A new bar and brasserie will open in Washington this year, as well as a Bar Boulud at the Mandarin Oriental hotel in Boston. “In New York, we own and operate all the restaurants as well as the catering business, Feast & Fêtes,” he says. “Outside New York, we work with partners including Mandarin, Ritz Carlton and Four Seasons.”
In America’s financial capital Boulud’s establishments range from Daniel, the three-Michelin-starred eatery, the one-star Café Boulud and Boulud Sud, a Mediterranean-themed restaurant, to Epicerie Boulud, an eat-in-and-take-out market and café with a charcuterie, boulangerie, and oyster bar. He talks enthusiastically about this concept and has plans to open more in the Big Apple. “It’s basically a food store that I enjoy,” he says. “We make pickled vegetables, bread. One of our specialities is the classic Vietnamese bánh mì bread: I’ve tasted some great ones, but ours is unique.

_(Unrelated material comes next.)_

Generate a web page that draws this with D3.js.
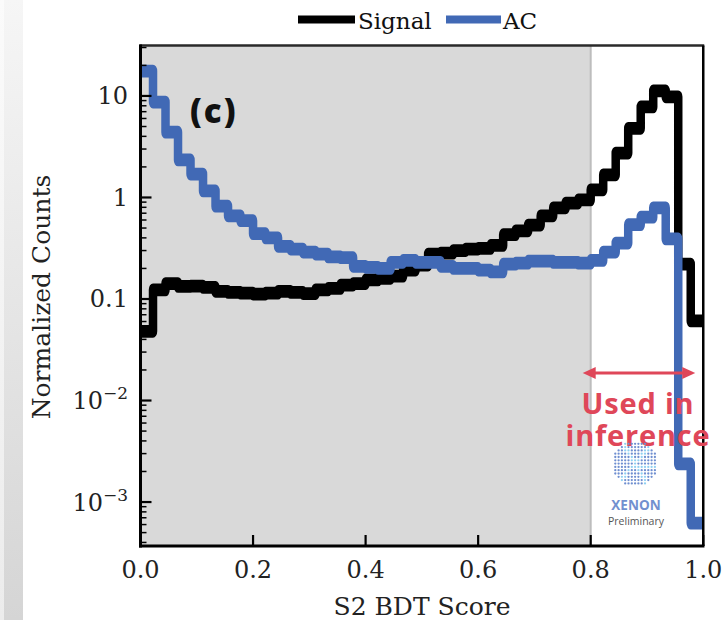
<!DOCTYPE html>
<html><head><meta charset="utf-8">
<script src="https://cdn.jsdelivr.net/npm/d3@7"></script>
<style>body{margin:0;background:#fff;} svg{display:block;}</style>
</head><body>
<svg id="chart" width="723" height="620"></svg>
<script>
// ---- data ----
const seriesNames = ["Signal", "AC"];
const signal = [0.048, 0.123, 0.142, 0.133, 0.134, 0.130, 0.119, 0.116, 0.114, 0.112,
                0.114, 0.119, 0.116, 0.113, 0.123, 0.127, 0.137, 0.142, 0.154, 0.160,
                0.168, 0.193, 0.216, 0.277, 0.283, 0.300, 0.310, 0.315, 0.337, 0.43,
                0.47, 0.535, 0.66, 0.79, 0.88, 0.945, 1.19, 1.67, 2.74, 4.8,
                7.8, 11.2, 9.8, 0.221, 0.0608];
const ac = [17.6, 8.7, 4.4, 2.34, 1.7, 1.16, 0.82, 0.66, 0.59, 0.44,
            0.40, 0.33, 0.31, 0.29, 0.277, 0.26, 0.255, 0.21, 0.205, 0.20,
            0.23, 0.24, 0.23, 0.23, 0.21, 0.20, 0.20, 0.193, 0.185, 0.22,
            0.225, 0.236, 0.236, 0.229, 0.23, 0.225, 0.24, 0.29, 0.356, 0.54,
            0.64, 0.79, 0.39, 0.00237, 0.00062];
const nBins = 45;
const xTicks = [0, 0.2, 0.4, 0.6, 0.8, 1.0];
const xTickLabels = ["0.0", "0.2", "0.4", "0.6", "0.8", "1.0"];
const yTicks = [10, 1, 0.1, 0.01, 0.001];
const yTickLabels = [["10", ""], ["1", ""], ["0.1", ""], ["10", "\u22122"], ["10", "\u22123"]];
const inferenceRange = [0.8, 1.0];
const xLabel = "S2 BDT Score";
const yLabel = "Normalized Counts";

// ---- layout ----
const svg = d3.select("#chart");
const L = 140.5, R = 703.25, T = 45.5, B = 546;
const x = d3.scaleLinear().domain([0, 1]).range([L, R]);
const y = d3.scaleLog().domain([3.69e-4, 31.4]).range([B, T]);
const SERIF = "'DejaVu Serif', serif";
const RED = "#df4759";
const BLUE = "#4169b5";

const defs = svg.append("defs");
const grad = defs.append("linearGradient").attr("id", "strip").attr("x1", 0).attr("y1", 0).attr("x2", 0).attr("y2", 1);
grad.append("stop").attr("offset", "0%").attr("stop-color", "#f6f6f6");
grad.append("stop").attr("offset", "100%").attr("stop-color", "#d5d5d5");
const grad2 = defs.append("linearGradient").attr("id", "strip2").attr("x1", 0).attr("y1", 0).attr("x2", 0).attr("y2", 1);
grad2.append("stop").attr("offset", "0%").attr("stop-color", "#fbfbfb");
grad2.append("stop").attr("offset", "100%").attr("stop-color", "#ececec");
svg.append("rect").attr("x", 4).attr("y", 0).attr("width", 19).attr("height", 620).attr("fill", "url(#strip)");
svg.append("rect").attr("x", 0).attr("y", 0).attr("width", 4).attr("height", 620).attr("fill", "url(#strip2)");

// shaded region (not used in inference)
svg.append("rect").attr("x", x(0)).attr("y", T).attr("width", x(inferenceRange[0]) - x(0)).attr("height", B - T).attr("fill", "#d9d9d9");
svg.append("line").attr("x1", x(inferenceRange[0])).attr("x2", x(inferenceRange[0])).attr("y1", T).attr("y2", B)
  .attr("stroke", "#bdbdbd").attr("stroke-width", 2);

// ---- step histograms ----
const S = 1.5;
const yS = y.copy().range([B / S, T / S]);
const edges = d3.range(nBins + 1).map(i => i / nBins);
const stepLine = d3.line().x(d => x(d[0])).y(d => yS(d[1])).curve(d3.curveStepAfter);
const lineG = svg.append("g").attr("transform", `scale(1,${S})`);
[[signal, "#000"], [ac, BLUE]].forEach(([vals, col]) => {
  const pts = edges.map((e, i) => [e, vals[Math.min(i, nBins - 1)]]);
  lineG.append("path").attr("d", stepLine(pts)).attr("fill", "none")
    .attr("stroke", col).attr("stroke-width", 8.5).attr("stroke-linejoin", "round");
});

// ---- ticks ----
const tickG = svg.append("g");
const minors = [];
for (let k = -4; k <= 1; k++) for (let m = 2; m <= 9; m++) {
  const v = m * Math.pow(10, k);
  if (v > y.domain()[0] && v < y.domain()[1]) minors.push(v);
}
tickG.selectAll(".ymin").data(minors).join("line")
  .attr("x1", L).attr("x2", L + 6).attr("y1", d => y(d)).attr("y2", d => y(d))
  .attr("stroke", "#000").attr("stroke-width", 1.5);
tickG.selectAll(".ymaj").data(yTicks).join("line")
  .attr("x1", L).attr("x2", L + 11).attr("y1", d => y(d)).attr("y2", d => y(d))
  .attr("stroke", "#000").attr("stroke-width", 2.2);
tickG.selectAll(".xmaj").data(xTicks).join("line")
  .attr("x1", d => x(d)).attr("x2", d => x(d)).attr("y1", B).attr("y2", B - 11)
  .attr("stroke", "#000").attr("stroke-width", 2.2);

// spines
svg.append("line").attr("x1", L - 1).attr("x2", R + 1).attr("y1", T).attr("y2", T).attr("stroke", "#2a2a2a").attr("stroke-width", 2.5);
svg.append("line").attr("x1", R).attr("x2", R).attr("y1", T).attr("y2", B).attr("stroke", "#000").attr("stroke-width", 2.5);
svg.append("line").attr("x1", L).attr("x2", L).attr("y1", T - 1).attr("y2", B + 1.5).attr("stroke", "#000").attr("stroke-width", 3);
svg.append("line").attr("x1", L - 1.5).attr("x2", R + 1.2).attr("y1", B).attr("y2", B).attr("stroke", "#000").attr("stroke-width", 3);

// tick labels
svg.selectAll(".xlab").data(xTicks).join("text")
  .attr("x", d => x(d)).attr("y", 578).attr("text-anchor", "middle")
  .attr("font-family", SERIF).attr("font-size", 24).attr("fill", "#222")
  .text((d, i) => xTickLabels[i]);
yTicks.forEach((v, i) => {
  const t = svg.append("text").attr("x", 128).attr("y", y(v) + 8.5).attr("text-anchor", "end")
    .attr("font-family", SERIF).attr("font-size", 24).attr("fill", "#222");
  t.append("tspan").text(yTickLabels[i][0]);
  if (yTickLabels[i][1]) t.append("tspan").attr("dy", -10).attr("font-size", 17).text(yTickLabels[i][1]);
});

// axis labels
svg.append("text").attr("x", 422).attr("y", 615).attr("text-anchor", "middle")
  .attr("font-family", SERIF).attr("font-size", 25).attr("fill", "#222").text(xLabel);
svg.append("text").attr("transform", "translate(50,297) rotate(-90)").attr("text-anchor", "middle")
  .attr("font-family", SERIF).attr("font-size", 25).attr("fill", "#222").text(yLabel);

// legend
const legend = [[seriesNames[0], "#000", 298, 355, 358], [seriesNames[1], BLUE, 446, 501, 503]];
legend.forEach(([name, col, x1, x2, tx]) => {
  svg.append("line").attr("x1", x1).attr("x2", x2).attr("y1", 19.5).attr("y2", 19.5).attr("stroke", col).attr("stroke-width", 8);
  svg.append("text").attr("x", tx).attr("y", 29).attr("font-family", SERIF).attr("font-size", 23).attr("fill", "#111").text(name);
});

// panel label
svg.append("text").attr("x", 190).attr("y", 123).attr("font-family", "'Open Sans', sans-serif").attr("font-weight", 800)
  .attr("font-size", 33).attr("letter-spacing", 2).attr("fill", "#111").text("(c)");

// inference annotation
const ay = 373, ax1 = x(inferenceRange[0]) - 8, ax2 = x(inferenceRange[1]) - 8;
svg.append("line").attr("x1", ax1 + 9).attr("x2", ax2 - 9).attr("y1", ay).attr("y2", ay).attr("stroke", RED).attr("stroke-width", 3);
svg.append("path").attr("d", `M${ax1},${ay} L${ax1 + 13},${ay - 6} L${ax1 + 13},${ay + 6} Z`).attr("fill", RED);
svg.append("path").attr("d", `M${ax2},${ay} L${ax2 - 13},${ay - 6} L${ax2 - 13},${ay + 6} Z`).attr("fill", RED);
[["Used in", 414], ["inference", 446]].forEach(([s, yy]) => {
  svg.append("text").attr("x", 638).attr("y", yy).attr("text-anchor", "middle")
    .attr("font-family", "'Open Sans', sans-serif").attr("font-weight", 700).attr("font-size", 29)
    .attr("letter-spacing", 0.8).attr("fill", RED).text(s);
});

// XENON logo (decorative)
const lg = svg.append("g");
const cx = 635, cy = 463.5, rr = 23;
for (let gy = -rr; gy <= rr; gy += 3.3) for (let gx = -rr; gx <= rr; gx += 3.3) {
  if (gx * gx + gy * gy > rr * rr) continue;
  const onX = Math.abs(gx - gy * 0.6) < 2.2 || Math.abs(gx + gy * 0.9) < 2.2 || Math.abs(gy - 4) < 1.7 && gx > -2;
  lg.append("circle").attr("cx", cx + gx).attr("cy", cy + gy).attr("r", 1.15)
    .attr("fill", onX ? "#8fd0f2" : "#6f8fd0");
}
svg.append("text").attr("x", 636).attr("y", 510).attr("text-anchor", "middle")
  .attr("font-family", "'Open Sans', sans-serif").attr("font-weight", 700).attr("font-size", 13.5)
  .attr("fill", "#7290cf").text("XENON");
svg.append("text").attr("x", 636).attr("y", 525).attr("text-anchor", "middle")
  .attr("font-family", "'Open Sans', sans-serif").attr("font-size", 10.5)
  .attr("fill", "#555").text("Preliminary");
</script>
</body></html>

“We offer one-pot meals, such as chicken casseroles, that people can take home in order to enjoy a meal that they didn’t have to prepare, at the fraction of the cost of sitting in a restaurant.”
He is keen to encourage and nurture young people. Out of 800 employees in New York (including 200 chefs), more than half are aged around 25. Chefs under Boulud also have access to a database that holds the recipes and menus of all the restaurants, which they can use for inspiration, or as a basis for their own adaptations.
Apart from his culinary enterprises, the Frenchman was recently named co-president of Citymeals-on-Wheels. He has been working with the New York charity, which provides meals for elderly people, for a quarter of a century. He organises an annual fundraising gala in aid of the charity, but for the 20th anniversary of Daniel, Boulud was joined by 20 of his alumni, who cooked the gala meal with him. He plans to invite 50 chefs to lunch to discuss a new initiative under which, once per year, every cook will prepare 500 meals to be delivered to elderly people in selected neighbourhoods.
Boulud didn’t always want to be a chef. Brought up on a farm in France, his early ambition was to be a jockey.
“We had friends with racing horses, but that idea didn’t last long once I found out I’d have to get up at 4am to clean out the stables,” he laughs. “I wanted to quit school and start an apprenticeship. My family found me a job at Nandron restaurant, Lyon, so at 14, I left home.”
His first job entailed doing the basics, such as peeling vegetables and washing salads. “You do that for three months, after which you move into the kitchen,” he says. “After three and a half years, you are trained in every station and have gone through the seasonal cycle three times in a row.”
Coming to America
He worked under Paul Bocuse and was mentored by great chefs, including Roger Vergé, Michel Guérard and Georges Blanc. “The fraternity and passion was amazing,” recalls Boulud. “They were all reinventing French cuisine. While working in the south of France, I met American chefs and I wanted to discover America,” he says. “When I arrived in New York, I didn’t have enough money to open my own place. I had to work for ten years to prove myself. In New York, no matter where you come from, you can stay who you are.”
Quick Q&A
How do you relax?
I haven’t relaxed for several months because of the new cookbook and the book tour, but I’m going to the Caribbean to play golf, as my game is so bad.
What’s been your biggest challenge?
To offer customers a fair price while still making a profit. Food has increased in price tremendously and, rather than trying to find cheaper food and change my prices, I will continue to buy the same food at the higher cost, but not change the price on the menu. That’s a big challenge.
Are you doing any TV shows?
I am not doing any television series as the moment, but a movie, Final Recipe, is coming up, in which I play myself. It comes out in the autumn. It takes place in Shanghai over the course of a cooking competition between Asian young chefs. In my book, Letter to a Young Chef, I test young cooks by asking them to make an omelette, so in the movie they all had to make one in order to pass the first round.
What is your advice to young chefs?
Buy my book! You need to be disciplined and focused. Choose a mentor and take responsibility as a chef.
How important is the Michelin star system to you and why does it matter?
I think it matters. When a restaurant receives one star, should it try to achieve another, or settle for remaining a very good single-star place? Similarly, should a two-star restaurant aim for a third, or keep its two stars and serve the local community? Any restaurant that gets three stars will do so because it deserves them, but it won’t be so much about the community, or the people who helped it get there. Having three stars is a decision, because the restaurant becomes a global destination.
Daniel has held three Michelin stars for three years, but we are a New York restaurant first and foremost and we care about the people who have supported us for the past 20 years. It doesn’t matter where I go round the world, I always trust Michelin. When I travel to France, I take the red and the green Michelin guides: the latter for the sightseeing and the former for the food.
How much attention do you pay to food critics?
We take every criticism, good or bad, seriously. You have to maintain your standards; you might get a good review, but if you let standards drop, it won’t help. I have been in New York for 30 years cooking and I’ve seen a lot of critics. The better ones last.